Sandel’s ultimate thesis is that we have evolved from having a market economy to becoming a market society, where market mechanism has pervaded throughout all aspects of our life. He is worried that such proliferation is crowding out non-market norms and that the outcome is for the worse. Some of these norms are the egalitarianism (for example, lining up as opposed to express lanes where you pay to get ahead), the sacredness of human life (as opposed to paying for human organs or babies), honesty (as opposed to paying for friendship or dates), empathy (as opposed to auctioning immigration rights to refugees), civic mindedness (as opposed to paying to pollute or simply be a litterbug) or in general, the inculcating of the public spirit or civic duties which the market more often erode.

What Money Can’t Buy can be seen as an anti-market work but I think that is an unhelpful way of looking at it. Instead, it should be seen as a warning that not all realms of life should be opened to market mechanism or solutions. We should not bribe our kids with cash so that they eat their greens or clean their rooms or get an A at school. Sometimes should be encouraged through non-market means. There are social and moral limits to markets and there is wisdom in acknowledging those limits, even if one is—especially if one is—as I am, generally a pro-market person.

This brings back to our Malaysian case of traffic offences and fines as fees where people pay to commit offences. The possible solutions (apart from the market ones that involve more severe non-discountable punitive pecuniary penalties) appear to be a non-market one: towing, driving license suspension, lengthy court cases and even jailing.

Yet, most of these non-market solutions require government enforcement and enforcement requires funding, i.e. tax revenue. This goes back to the contributory factor behind the proliferation of market mechanism in our life: shortage of public funding means a retreat of public service, and that empty space gets filled up by private enterprises.

And yet, non-market norms where it exists can be cheaper than market norms. As Sandel writes, and I agree with this:

“[f]rom an economic point of view, social norms such as civic virtues and public-spiritedness are great bargains. They motive social useful behavior that would otherwise cost a lot to buy. If you had to rely on financial incentives to get communities to accept nuclear waste, you’d have to pay a lot more than if you could rely instead of the residents’ sense of civic obligation. If you had hire schoolchildren to collect charitable donations, you’d have to pay more than a 10 percent commission to get the same result that public spirit produces for free.”[1]

[1] — The mentions of nuclear waste and donation refer to an earlier real world examples in the book.

On nuclear waste: Switzerland needed a site to store nuclear waste. In a survey, when residents of a village were asked whether their would accept the government constructing a nuclear waste site at their location, 51% said yes out of sense of civic duty and the common good. But when the same question was asked with cash compensation added in, the result changed. Now, only 25% would agree, with the rest felling offended that they were being bribed.
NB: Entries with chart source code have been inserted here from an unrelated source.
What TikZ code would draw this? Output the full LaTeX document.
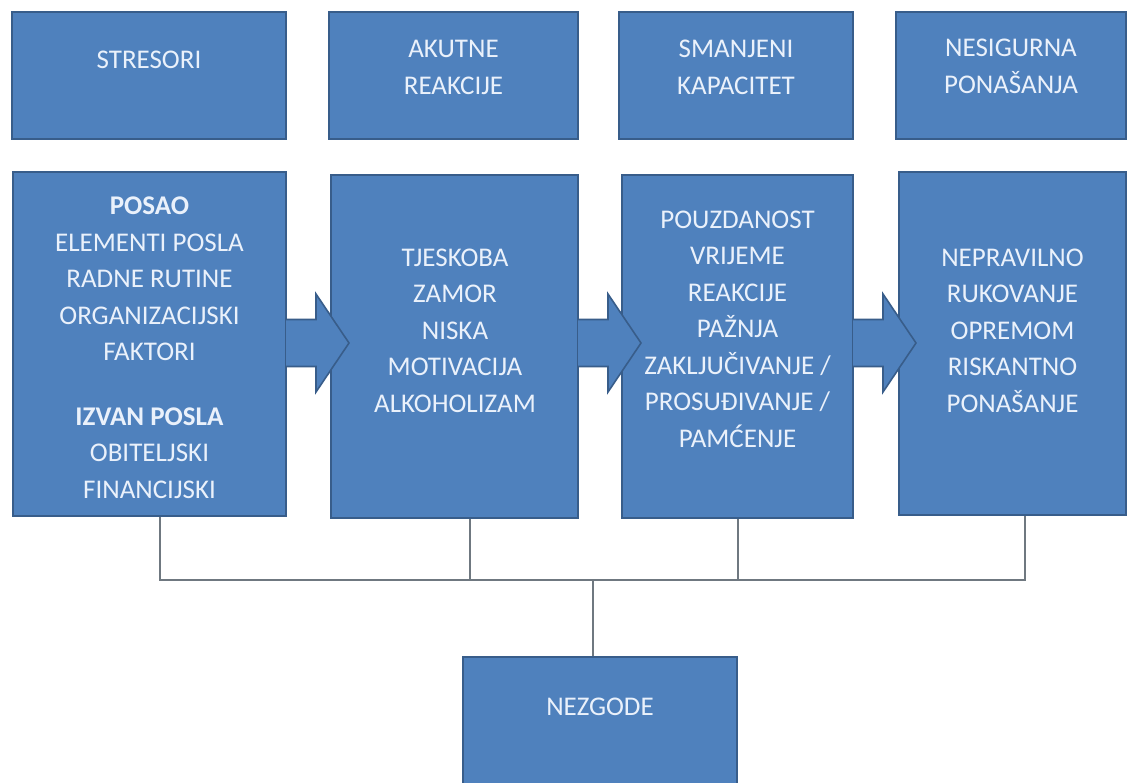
\documentclass[tikz,border=0pt]{standalone}
\usepackage{fontspec}
\setmainfont{Carlito}
\usetikzlibrary{calc}
\definecolor{boxfill}{HTML}{4F81BD}
\definecolor{boxline}{HTML}{385D8A}
\definecolor{txt}{HTML}{EAF1FB}
\definecolor{connc}{HTML}{6F7880}
\begin{document}
\begin{tikzpicture}[x=1pt,y=-1pt,
  bluebox/.style={rectangle, draw=boxline, fill=boxfill, line width=2pt, inner sep=0pt},
  lbl/.style={text=txt, font=\fontsize{27}{36.5}\selectfont, align=center, inner sep=0pt},
  toplbl/.style={lbl, font=\fontsize{27}{37}\selectfont},
  blockarrow/.style={draw=boxline, fill=boxfill, line width=1.6pt, line join=miter},
  conn/.style={draw=connc, line width=1.3pt}]
\useasboundingbox (0,0) rectangle (1127,782);
\fill[white] (0,0) rectangle (1127,782);
\clip (0,0) rectangle (1127,782);

% connector junctions
\coordinate (j1) at (160,580);
\coordinate (j2) at (470,580);
\coordinate (j3) at (738,580);
\coordinate (j4) at (1025,580);
\coordinate (jm) at (593,580);

% top row
\node[bluebox, minimum width=274, minimum height=127] (t1) at (149,75.5) {};
\node[bluebox, minimum width=249, minimum height=127] (t2) at (453.5,75.5) {};
\node[bluebox, minimum width=234, minimum height=127] (t3) at (736,75.5) {};
\node[bluebox, minimum width=230, minimum height=127] (t4) at (1011,75.5) {};

% lower row
\node[bluebox, minimum width=273, minimum height=344] (b1) at (149.5,344) {};
\node[bluebox, minimum width=247, minimum height=343] (b2) at (454.5,346.5) {};
\node[bluebox, minimum width=231, minimum height=343] (b3) at (737.5,346.5) {};
\node[bluebox, minimum width=227, minimum height=343] (b4) at (1012.5,343.5) {};

% bottom box
\node[bluebox, minimum width=274, minimum height=143] (n) at (600,728.5) {};

% connectors
\draw[conn] (j1 |- b1.south) -- (j1) -- (j4) -- (j4 |- b4.south);
\draw[conn] (j2 |- b2.south) -- (j2);
\draw[conn] (j3 |- b3.south) -- (j3);
\draw[conn] (jm) -- (jm |- n.north);

% block arrows
\coordinate (a1) at (b1.east |- 0,343);
\coordinate (a2) at (b2.east |- 0,343);
\coordinate (a3) at (b3.east |- 0,343);
\foreach \a in {a1,a2,a3}{
  \draw[blockarrow] ($(\a)+(-1,-23.5)$) -- ($(\a)+(29,-23.5)$) -- ($(\a)+(29,-49)$)
    -- ($(\a)+(62,0)$) -- ($(\a)+(29,49)$) -- ($(\a)+(29,23.5)$) -- ($(\a)+(-1,23.5)$);
}

% texts
\node[toplbl] (t1t) at (149,60) {STRESORI};
\node[toplbl] (t2t) at (453.5,67) {AKUTNE\\REAKCIJE};
\node[toplbl] (t3t) at (736,67) {SMANJENI\\KAPACITET};
\node[toplbl] (t4t) at (1011,66.5) {NESIGURNA\\PONAŠANJA};

\node[lbl] (b1t) at (149.5,347.5) {\textbf{POSAO}\\ELEMENTI POSLA\\RADNE RUTINE\\ORGANIZACIJSKI\\FAKTORI\\[28pt]\textbf{IZVAN POSLA}\\OBITELJSKI\\FINANCIJSKI};
\node[lbl] (b2t) at (455,330.5) {TJESKOBA\\ZAMOR\\NISKA\\MOTIVACIJA\\ALKOHOLIZAM};
\node[lbl] (b3t) at (737.5,329) {POUZDANOST\\VRIJEME\\REAKCIJE\\PAŽNJA\\ZAKLJUČIVANJE /\\PROSUĐIVANJE /\\PAMĆENJE};
\node[lbl] (b4t) at (1012.5,330.5) {NEPRAVILNO\\RUKOVANJE\\OPREMOM\\RISKANTNO\\PONAŠANJE};

\node[lbl] (nt) at (600,707) {NEZGODE};
\end{tikzpicture}
\end{document}
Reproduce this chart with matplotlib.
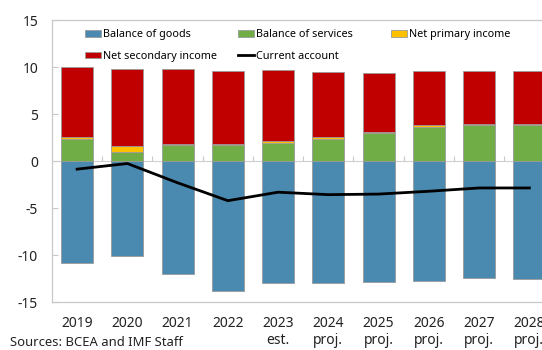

On donation: two economists did an experiment involving high schoolchildren going door-to-door solicitating donations for certain cause. These children were divided into 3 groups. The first group was given a motivational speech about the worthiness of the cause, the second was given the same speech while getting to keep 1% of any donation collected and the third was also given the same speech while getting to getting to keep 10% of donation collected. The result? The first group collected 55% more donation than the second group. Meanwhile, the third group did better than the second, but worse than the first. Lesson: doing it for free out of civic duties leads to better results, but if you want to pay, it has be to a lot.